Os problemas da (falta de) participação da defesa na persecução penal
Durante a persecução penal – nas fases policial e judicial -, há um afastamento da defesa técnica, que é tratada como mera formalidade.
Isso acontece, por exemplo, quando são chamados os Advogados apenas para a assinatura do auto de prisão em flagrante, sem qualquer orientação do cliente quanto ao seu interrogatório.
Ainda na fase policial, o Advogado raramente é chamado para participar da inquirição de testemunhas, mesmo que tenha procuração nos autos. Às vezes, por ter contato com as pessoas envolvidas, o investigado (cliente) surpreende/constrange o Advogado perguntando sobre o depoimento marcado para ouvir alguém.
No que tange às medidas cautelares, há uma previsão legal – recentemente melhorada pela Lei Anticrime – no art. 282, §3º, do CPP, que é pouco conhecida e diuturnamente desrespeitada/manipulada. Trata-se da previsão de que, como regra, existe contraditório prévio em relação à decretação de medidas cautelares:
Art. 282, § 3º, do CPP: Ressalvados os casos de urgência ou de perigo de ineficácia da medida, o juiz, ao receber o pedido de medida cautelar, determinará a intimação da parte contrária, para se manifestar no prazo de 5 (cinco) dias, acompanhada de cópia do requerimento e das peças necessárias, permanecendo os autos em juízo, e os casos de urgência ou de perigo deverão ser justificados e fundamentados em decisão que contenha elementos do caso concreto que justifiquem essa medida excepcional.
Ora, não é raro que, na prática, os Juízes desconsiderem totalmente a regra e utilizem diretamente a exceção (decretação da medida sem contraditório), afirmando que se trata de caso urgente ou de perigo de ineficácia da medida. A exigência de fundamentação com elementos do caso concreto, apesar de ser um limite, é facilmente manipulável.

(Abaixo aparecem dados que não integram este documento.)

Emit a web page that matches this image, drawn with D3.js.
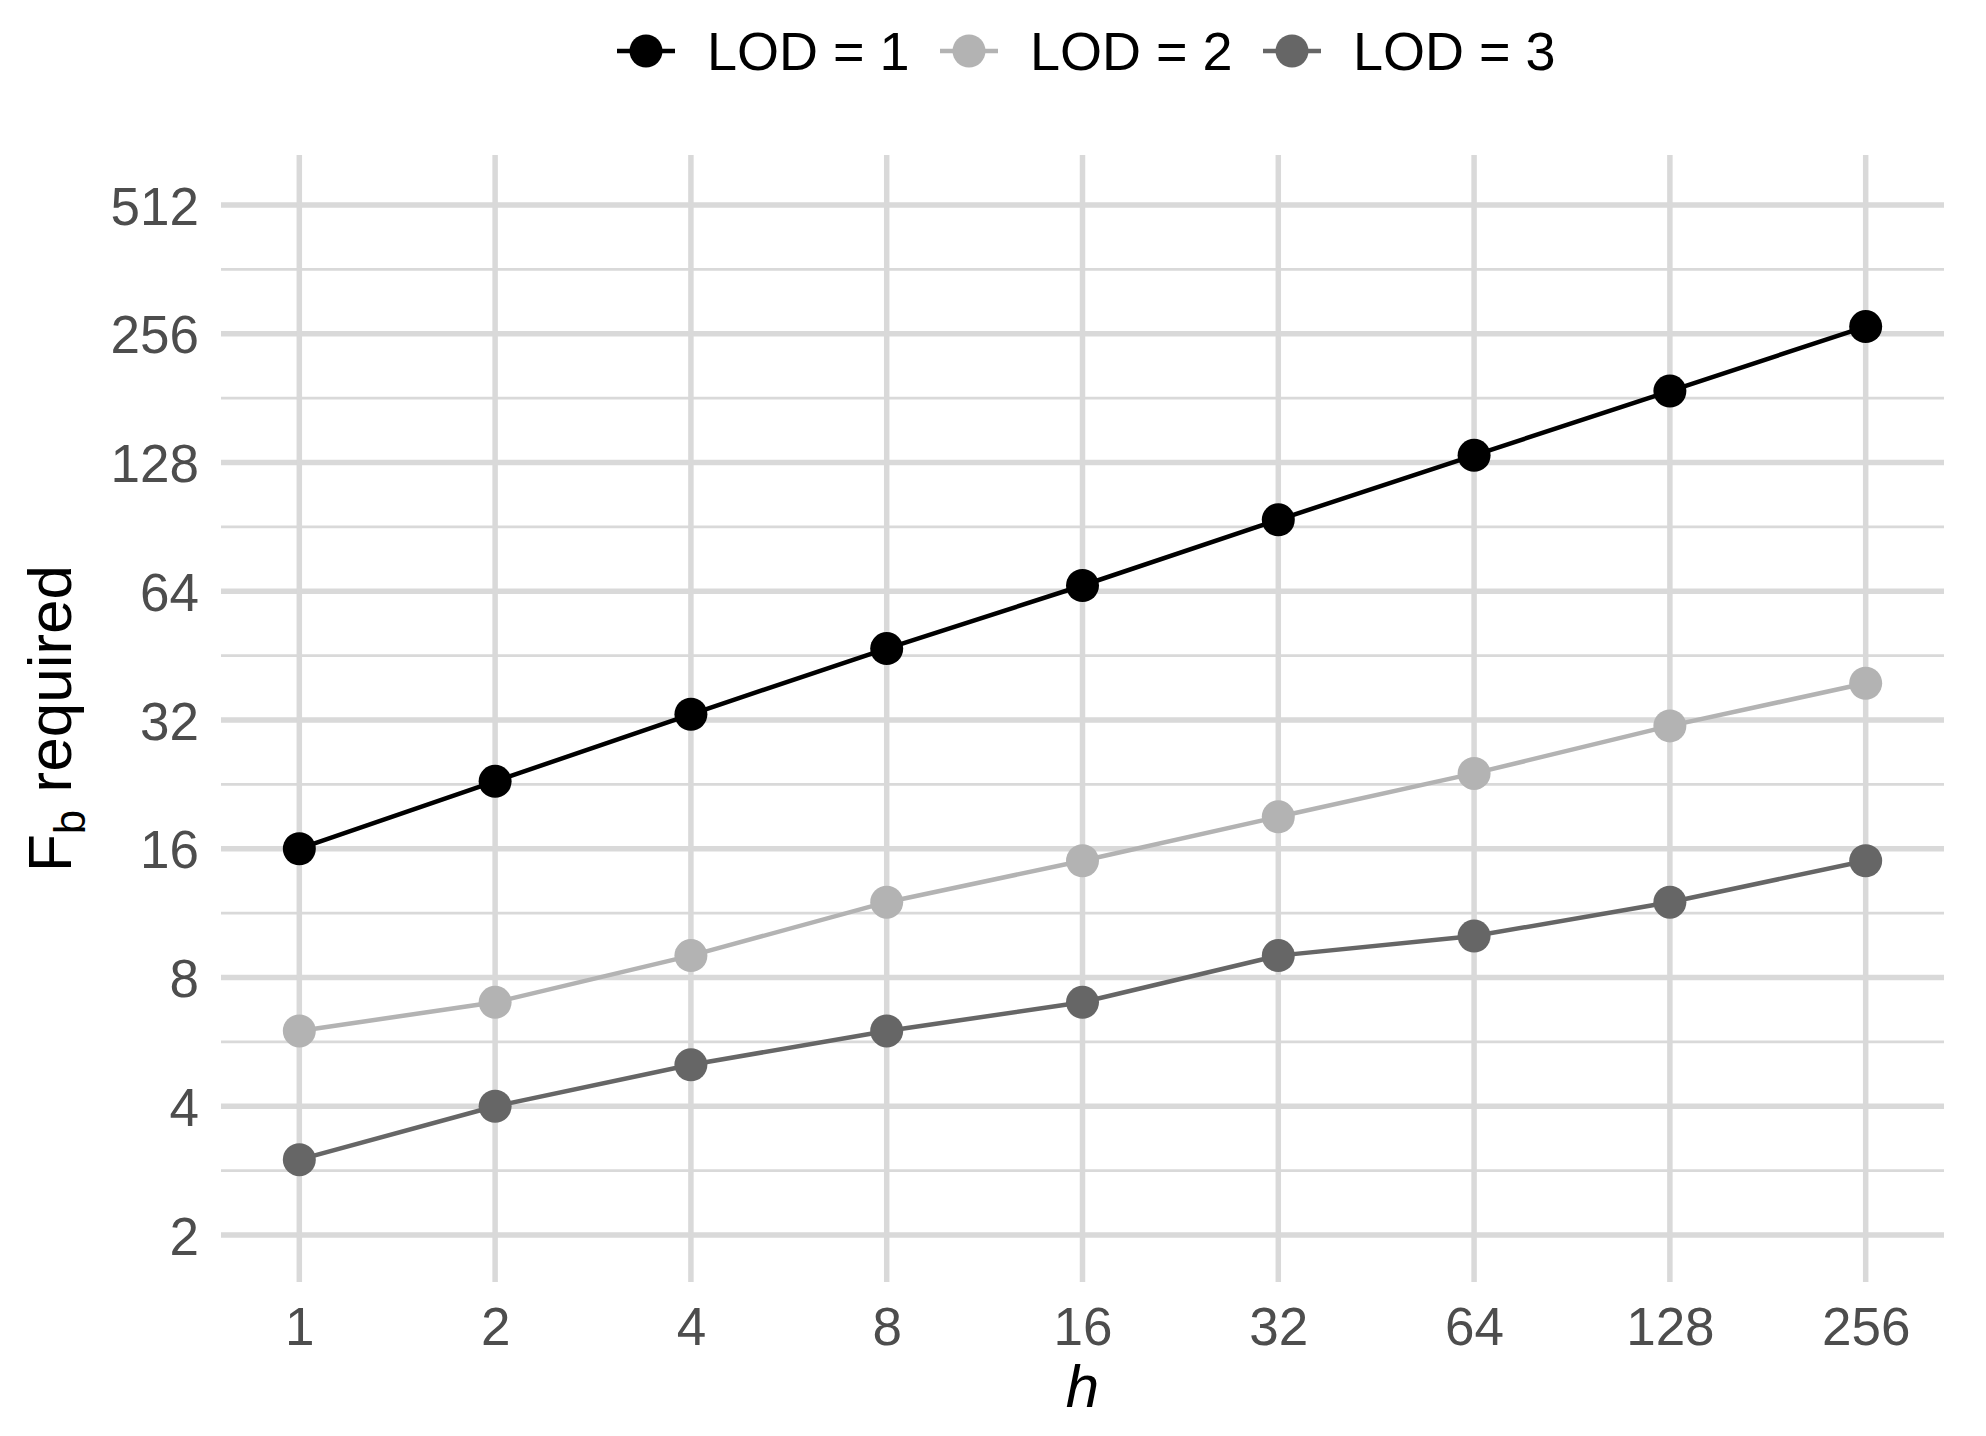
<!DOCTYPE html>
<meta charset="utf-8">
<style>
  body { margin: 0; background: #fff; }
  text { font-family: "Liberation Sans", Arial, sans-serif; }
</style>
<body>
<script src="https://cdn.jsdelivr.net/npm/d3@7"></script>
<script>

var width = 1986,
  height = 1436;

// data
var hValues = [1, 2, 4, 8, 16, 32, 64, 128, 256];
var lod1 = [16, 23, 33, 47, 66, 94, 133, 188, 266];
var lod2 = [6, 7, 9, 12, 15, 19, 24, 31, 39];
var lod3 = [3, 4, 5, 6, 7, 9, 10, 12, 15];
var seriesNames = ["LOD = 1", "LOD = 2", "LOD = 3"];
var seriesColors = ["#000000", "#b3b3b3", "#666666"];
var xTicks = [1, 2, 4, 8, 16, 32, 64, 128, 256];
var yTicks = [2, 4, 8, 16, 32, 64, 128, 256, 512];

var series = [lod1, lod2, lod3].map(function(vals, i) {
  return {
    name: seriesNames[i],
    color: seriesColors[i],
    points: vals.map(function(v, j) { return {h: hValues[j], f: v}; })
  };
});

var panel = {left: 221, right: 1944, top: 155, bottom: 1282};

var x = d3.scaleLog().base(2)
  .domain([Math.pow(2, -0.4), Math.pow(2, 8.4)])
  .range([panel.left, panel.right]);

var y = d3.scaleLog().base(2)
  .domain([Math.pow(2, 0.635), Math.pow(2, 9.388)])
  .range([panel.bottom, panel.top]);

var svg = d3.select("body").append("svg")
  .attr("width", width)
  .attr("height", height);

var grid = svg.append("g").attr("class", "grid");

// minor horizontal lines (half way between doublings)
var yMinor = yTicks.slice(0, -1).map(function(t) { return t * Math.SQRT2; });
grid.selectAll(".minor")
  .data(yMinor)
  .enter().append("line")
  .attr("x1", panel.left).attr("x2", panel.right)
  .attr("y1", function(d) { return y(d); })
  .attr("y2", function(d) { return y(d); })
  .attr("stroke", "#d9d9d9")
  .attr("stroke-width", 2.8);

grid.selectAll(".majorY")
  .data(yTicks)
  .enter().append("line")
  .attr("x1", panel.left).attr("x2", panel.right)
  .attr("y1", function(d) { return y(d); })
  .attr("y2", function(d) { return y(d); })
  .attr("stroke", "#d9d9d9")
  .attr("stroke-width", 5.5);

grid.selectAll(".majorX")
  .data(xTicks)
  .enter().append("line")
  .attr("y1", panel.top).attr("y2", panel.bottom)
  .attr("x1", function(d) { return x(d); })
  .attr("x2", function(d) { return x(d); })
  .attr("stroke", "#d9d9d9")
  .attr("stroke-width", 5.5);

// axes, ggplot-style: labels only, no domain line or ticks
var xAxis = svg.append("g")
  .attr("transform", "translate(0," + panel.bottom + ")")
  .call(d3.axisBottom(x).tickValues(xTicks).tickFormat(d3.format("d")).tickSize(0).tickPadding(0));
xAxis.select(".domain").remove();
xAxis.selectAll("text")
  .attr("y", 63)
  .attr("dy", 0)
  .attr("fill", "#4d4d4d")
  .style("font-size", "53px")
  .style("font-family", "Liberation Sans, Arial, sans-serif");

var yAxis = svg.append("g")
  .attr("transform", "translate(" + panel.left + ",0)")
  .call(d3.axisLeft(y).tickValues(yTicks).tickFormat(d3.format("d")).tickSize(0).tickPadding(0));
yAxis.select(".domain").remove();
yAxis.selectAll("text")
  .attr("x", -22)
  .attr("dy", "0.36em")
  .attr("fill", "#4d4d4d")
  .style("font-size", "53px")
  .style("font-family", "Liberation Sans, Arial, sans-serif");

// axis titles
svg.append("text")
  .attr("x", (panel.left + panel.right) / 2)
  .attr("y", 1407)
  .attr("text-anchor", "middle")
  .style("font-size", "60px")
  .style("font-style", "italic")
  .text("h");

var yTitle = svg.append("text")
  .attr("transform", "translate(71," + ((panel.top + panel.bottom) / 2) + ") rotate(-90)")
  .attr("text-anchor", "middle")
  .style("font-size", "62px");
yTitle.append("tspan").text("F");
yTitle.append("tspan").attr("dy", 14).style("font-size", "44px").text("b");
yTitle.append("tspan").attr("dy", -14).text(" required");

// lines then points
var line = d3.line()
  .x(function(d) { return x(d.h); })
  .y(function(d) { return y(d.f); });

svg.append("g").selectAll("path")
  .data(series)
  .enter().append("path")
  .attr("d", function(d) { return line(d.points); })
  .attr("fill", "none")
  .attr("stroke", function(d) { return d.color; })
  .attr("stroke-width", 4.5);

svg.append("g").selectAll("g")
  .data(series)
  .enter().append("g")
  .attr("fill", function(d) { return d.color; })
  .selectAll("circle")
  .data(function(d) { return d.points; })
  .enter().append("circle")
  .attr("cx", function(d) { return x(d.h); })
  .attr("cy", function(d) { return y(d.f); })
  .attr("r", 16.5);

// legend on top
var legend = svg.append("g")
  .attr("transform", "translate(617,51)");

var item = legend.selectAll("g")
  .data(series)
  .enter().append("g")
  .attr("transform", function(d, i) { return "translate(" + (i * 323) + ",0)"; });

item.append("line")
  .attr("x1", 0).attr("x2", 58)
  .attr("stroke", function(d) { return d.color; })
  .attr("stroke-width", 4.5);

item.append("circle")
  .attr("cx", 29)
  .attr("r", 16.5);

item.select("circle").attr("fill", function(d) { return d.color; });

item.append("text")
  .attr("x", 90)
  .attr("y", 19)
  .style("font-size", "54px")
  .text(function(d) { return d.name; });

</script>
</body>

Na instrução processual, especificamente nas audiências, os Magistrados utilizam a parte final do “caput” do art. 212 do CPP (“não admitindo o juiz aquelas que puderem induzir a resposta, não tiverem relação com a causa ou importarem na repetição de outra já respondida”) quase que exclusivamente contra a defesa. Dificilmente indeferem uma pergunta feita pelo Ministério Público.
Em relação às diligências, enquanto o Ministério Público pode simplesmente requisitar informações ou documentos, a defesa não tem o mesmo poder, precisando “solicitar” e, em caso de indeferimento, deverá requerer ao Magistrado, que não raramente também indeferirá o pedido, afirmando que se trata de medida protelatória ou impertinente. Às vezes, a defesa é intimada para informar o que pretende provar com tal diligência, algo teratológico que produz a necessidade de antecipar nos autos a estratégia defensiva.
Para piorar o cenário, é comum observar, nas decisões de correição parcial ou habeas corpus que tenham como objetivo o pedido de reconhecimento do cerceamento de defesa, afirmações de que o fato não gera prejuízo. Essa negativa de prejuízo acontece, inclusive, em casos de condenação do réu.
Pode-se afirmar que, no sistema penal, a atuação da defesa no processo penal não é desejada, mas apenas tolerada (ainda assim, nem sempre).